Comment No.1:  Please mention at least other significant methods for weed detection, such as hyperspectral imaging analysis or other related remote perception techniques.

Response:  Thanks to the expert's valuable feedback, a description of other significant methods was added in lines 57-60.

Comment No.2: Add information detailing: What new information has been generated with this work? Why is this a novel technique and not another application of well-known algorithms?  

Response: Thank you for the expert's valuable feedback on the introduction. The introduction has been revised according to the suggestions. The limitations of previous techniques have been highlighted through comparisons, and the rationale for designing the new method has been added. Specifically, it is emphasized that the algorithm is designed for weed detection in the complex environments of vegetable fields. Additionally, a brief overview of the contributions of this work has been included, such as the EGC module, GCAA-Fusion, and other key aspects of the approach. The revised content can be found in lines 83-111

Comment No.3: Section 2.2.3. Could you provide quantitative information on how much loss of information occurs due to the resolution reduction? Perform a better review of previous methods and algorithms dealing with resolution enhancement so the reader can understand different approaches to this issue.  

Response: Thank you for your valuable suggestion. A new comparative experiment has been designed to measure the extent of information loss due to resolution reduction. Two relevant metrics, PSNR and SSIM, have been introduced to quantify this loss. The experiment demonstrates this point, and the details are provided in lines 289-310.

Comment No.4: Figure 12. Improve the resolution of the figure.

Response: Thank you for the expert's opinion. The resolution of the figure has been improved, and the updated image is now Figure 13.

Comment No.5: Table 5. When comparing the different feature fusion modules, what are the uncertainties? Most models would be equivalent if there is an uncertainty in the reported values of about 1%. How significant is then “a 1% improvement over the original model“? Please discuss this in detail.

Response: Thanks to the expert's valuable opinion, it has been revised. This has been addressed in detail in Section 3.1. The different attention mechanisms in the feature fusion modules focus on distinct aspects, and their results should not be interpreted solely in terms of a single metric. For example, CBAM shows the best performance in Precision, while SE excels in Recall. The advantage of each model in different metrics allows them to adapt to various recognition tasks. The proposed GCAA-Fusion module demonstrates the best overall performance for the weed detection task in this paper. These results suggest that the feature fusion module we introduced is effective, and replacing the attention mechanisms within the fusion module leads to improvements in the model's performance. The detailed discussion can be found in lines 412-428.

Comment No.6:  Figure 14. Improve the resolution of the figure.

Response: Thank you for the expert's opinion. The resolution of the figure has been improved, and the updated image is now Figure 15.

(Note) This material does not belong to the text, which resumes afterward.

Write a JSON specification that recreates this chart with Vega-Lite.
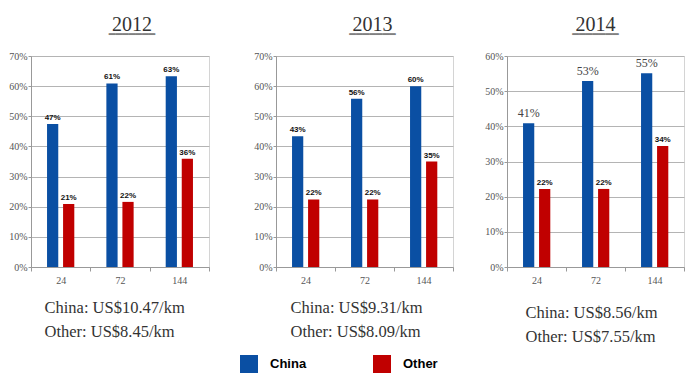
{
  "$schema": "https://vega.github.io/schema/vega-lite/v6.json",
  "padding": {"left": 8, "top": 14, "right": 5, "bottom": 0},
  "background": "white",
  "datasets": {
    "share": [
      {"year": 2012, "size": "24", "series": "China", "value": 0.474},
      {"year": 2012, "size": "24", "series": "Other", "value": 0.209},
      {"year": 2012, "size": "72", "series": "China", "value": 0.609},
      {"year": 2012, "size": "72", "series": "Other", "value": 0.216},
      {"year": 2012, "size": "144", "series": "China", "value": 0.633},
      {"year": 2012, "size": "144", "series": "Other", "value": 0.359},
      {"year": 2013, "size": "24", "series": "China", "value": 0.434},
      {"year": 2013, "size": "24", "series": "Other", "value": 0.224},
      {"year": 2013, "size": "72", "series": "China", "value": 0.558},
      {"year": 2013, "size": "72", "series": "Other", "value": 0.224},
      {"year": 2013, "size": "144", "series": "China", "value": 0.600},
      {"year": 2013, "size": "144", "series": "Other", "value": 0.350},
      {"year": 2014, "size": "24", "series": "China", "value": 0.409},
      {"year": 2014, "size": "24", "series": "Other", "value": 0.222},
      {"year": 2014, "size": "72", "series": "China", "value": 0.529},
      {"year": 2014, "size": "72", "series": "Other", "value": 0.222},
      {"year": 2014, "size": "144", "series": "China", "value": 0.551},
      {"year": 2014, "size": "144", "series": "Other", "value": 0.344}
    ]
  },
  "data": {"name": "share"},
  "spacing": 43,
  "hconcat": [
    {
      "width": 178, "height": 211,
      "title": {"text": "2012", "subtitle": "━━━━━━━", "dx": 12, "offset": 11},
      "transform": [{"filter": "datum.year == 2012"}],
      "encoding": {
        "x": {"field": "size", "type": "ordinal", "sort": ["24", "72", "144"], "scale": {"paddingInner": 0, "paddingOuter": 0},
              "axis": {"title": ["China: US$10.47/km", "Other: US$8.45/km"], "titleX": 13, "titleY": 45}},
        "xOffset": {"field": "series", "type": "nominal", "scale": {"paddingInner": 0.3, "paddingOuter": 1.43}},
        "y": {"field": "value", "type": "quantitative", "scale": {"domain": [0, 0.7]},
              "axis": {"title": null, "format": ".0%", "values": [0, 0.1, 0.2, 0.3, 0.4, 0.5, 0.6, 0.7]}}
      },
      "layer": [
        {"mark": {"type": "bar"}, "encoding": {"color": {"field": "series", "type": "nominal", "scale": {"domain": ["China", "Other"], "range": ["#0a4fa3", "#c00000"]},
          "legend": {"title": null, "orient": "none", "legendX": 209, "legendY": 299, "direction": "horizontal",
            "encode": {"symbols": {"update": {"fill": {"condition": {"test": "datum.value === 'China'", "value": "#2b2d7a"}, "value": "#c00000"}}}}}}}},
        {"mark": {"type": "text", "baseline": "bottom", "dy": -2, "fontSize": 8, "fontWeight": "bold", "font": "Liberation Sans Narrow, Liberation Sans", "color": "#111"},
         "encoding": {"text": {"field": "value", "type": "quantitative", "format": ".0%"}}}
      ]
    },
    {
      "spacing": 30,
      "hconcat": [
        {
          "width": 177, "height": 211,
          "title": {"text": "2013", "subtitle": "━━━━━━━", "dx": 8, "offset": 11},
          "transform": [{"filter": "datum.year == 2013"}],
          "encoding": {
            "x": {"field": "size", "type": "ordinal", "sort": ["24", "72", "144"], "scale": {"paddingInner": 0, "paddingOuter": 0},
                  "axis": {"title": ["China: US$9.31/km", "Other: US$8.09/km"], "titleX": 14, "titleY": 45}},
            "xOffset": {"field": "series", "type": "nominal", "scale": {"paddingInner": 0.3, "paddingOuter": 1.43}},
            "y": {"field": "value", "type": "quantitative", "scale": {"domain": [0, 0.7]},
                  "axis": {"title": null, "format": ".0%", "values": [0, 0.1, 0.2, 0.3, 0.4, 0.5, 0.6, 0.7]}}
          },
          "layer": [
            {"mark": {"type": "bar"}, "encoding": {"color": {"field": "series", "type": "nominal", "scale": {"domain": ["China", "Other"], "range": ["#0a4fa3", "#c00000"]}}}},
            {"mark": {"type": "text", "baseline": "bottom", "dy": -2, "fontSize": 8, "fontWeight": "bold", "font": "Liberation Sans Narrow, Liberation Sans", "color": "#111"},
             "encoding": {"text": {"field": "value", "type": "quantitative", "format": ".0%"}}}
          ]
        },
        {
          "width": 177, "height": 211,
          "title": {"text": "2014", "subtitle": "━━━━━━━", "dx": 0, "offset": 11},
          "transform": [{"filter": "datum.year == 2014"}],
          "encoding": {
            "x": {"field": "size", "type": "ordinal", "sort": ["24", "72", "144"], "scale": {"paddingInner": 0, "paddingOuter": 0},
                  "axis": {"title": ["China: US$8.56/km", "Other: US$7.55/km"], "titleX": 18, "titleY": 50}},
            "xOffset": {"field": "series", "type": "nominal", "scale": {"paddingInner": 0.3, "paddingOuter": 1.43}},
            "y": {"field": "value", "type": "quantitative", "scale": {"domain": [0, 0.6]},
                  "axis": {"title": null, "format": ".0%", "values": [0, 0.1, 0.2, 0.3, 0.4, 0.5, 0.6]}}
          },
          "layer": [
            {"mark": {"type": "bar"}, "encoding": {"color": {"field": "series", "type": "nominal", "scale": {"domain": ["China", "Other"], "range": ["#0a4fa3", "#c00000"]}}}},
            {"transform": [{"filter": "datum.series == 'Other'"}],
             "mark": {"type": "text", "baseline": "bottom", "dy": -2, "fontSize": 8, "fontWeight": "bold", "font": "Liberation Sans Narrow, Liberation Sans", "color": "#111"},
             "encoding": {"text": {"field": "value", "type": "quantitative", "format": ".0%"}}},
            {"transform": [{"filter": "datum.series == 'China'"}],
             "mark": {"type": "text", "baseline": "bottom", "dy": -3, "fontSize": 12, "font": "Liberation Serif", "color": "#444"},
             "encoding": {"text": {"field": "value", "type": "quantitative", "format": ".0%"}}}
          ]
        }
      ]
    }
  ],
  "resolve": {"scale": {"y": "independent"}},
  "config": {
    "view": {"stroke": "#d4d4d4", "strokeWidth": 1},
    "title": {"font": "Liberation Serif", "fontSize": 20, "fontWeight": "normal", "color": "#333", "anchor": "middle",
              "subtitleFont": "DejaVu Sans", "subtitleFontSize": 11, "subtitleColor": "#808080", "subtitlePadding": -6},
    "axis": {"labelFont": "Liberation Serif", "labelFontSize": 10, "labelColor": "#555", "domainColor": "#999", "tickColor": "#999",
             "gridColor": "#b4b4b4", "titleFont": "Liberation Serif", "titleFontSize": 16.5, "titleFontWeight": "normal",
             "titleColor": "#333", "titleLineHeight": 24, "titleAlign": "left", "titleBaseline": "alphabetic"},
    "axisY": {"grid": true, "tickSize": 3, "labelPadding": 1, "domain": true},
    "axisX": {"grid": false, "labelAngle": 0, "tickBand": "extent", "tickSize": 4, "labelPadding": 4},
    "legend": {"symbolType": "square", "symbolSize": 324,
               "symbolStrokeWidth": 0, "labelFont": "Liberation Sans", "labelFontSize": 13, "labelFontWeight": "bold", "labelColor": "#000",
               "labelOffset": 12, "columnPadding": 66, "padding": 0}
  }
}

Comment No.7: I’m unsure that the model is “validated” since only a limited number of application examples were presented in this work. A “validation process” requires more than just seeing if the model reproduces some application examples; it requires a more detailed testing process with larger controlled sets. Please replace " validation " with “successfully tested” or similar wording.

Response: Thanks to the expert's valuable opinion, it has been revised. The term "validation" has been replaced with "successfully tested" or similar wording in the discussion to better reflect the testing process.

Comment No.8: Perform a general check of typos and misspellings throughout the text. Even in the title, there are errors

Response: Thanks to the expert's opinion, it has been revised.

 

 

Round 2

Reviewer 4 Report

Comments and Suggestions for Authors

The paper has significantly improved with the review. In my opinion, now is ready to be published.